Judul : This is just my face: try not to stare
Penulis : Gabourey Sidibe
Penerbit : Houghton Mifflin Harcourt
Tahun cetakan : Mei, 2017
Jenis : Ebook
Bukan bintang biasa
Imej seorang bintang yang umumnya muncul di pikiran kita ialah mereka yang berparas cantik dan tampan, memiliki tubuh yang langsing bagi perempuan, atau kekar bagi laki-laki, serta kulit berwarna putih, tan khas latin, dan bersih. Kita pun sering sekali mendengar istilah semacam Oscar’s so white ketika melihat para penerima nominasi hingga pemenang dari ajang film paling bergengsi sedunia tersebut, umumnya didominasi oleh orang-orang berkulit putih. Tidak peduli pada stereotip kebanyakan orang, yang jelas, wanita berperawakan gemuk, berkulit hitam, keturunan Afrika-Amerika yang satu ini telah membuktikan bahwa semua itu tidak berpengaruh bagi dirinya,
.. atau secara tidak langsung ternyata berpengaruh?

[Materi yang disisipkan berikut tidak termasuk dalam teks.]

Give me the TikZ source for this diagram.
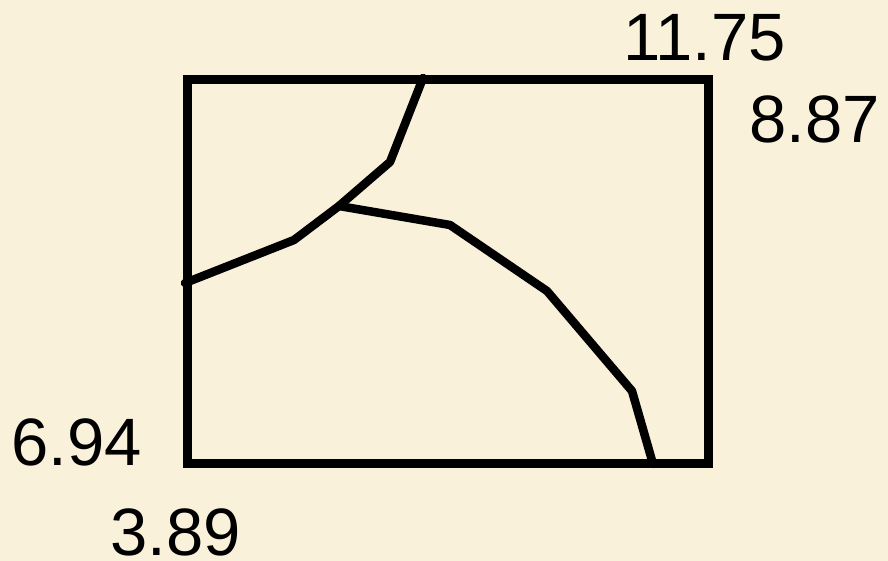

Sangat sedikit yang saya ketahui mengenai Gabourey -Gabby- Sidibe. Selama ini saya hanya mengenal Gabourey, semenjak namanya muncul pertama kalinya di Academy Awards ke-82 pada tahun 2010. Gabourey dinominasikan sebagai aktris terbaik dalam perannya sebagai Precious dalam film berjudul sama, yakni Precious (2009). Begitu menemukan buku ini, saya tidak segan langsung membelinya karena saya sangat menyukai buku-buku bertema biografi.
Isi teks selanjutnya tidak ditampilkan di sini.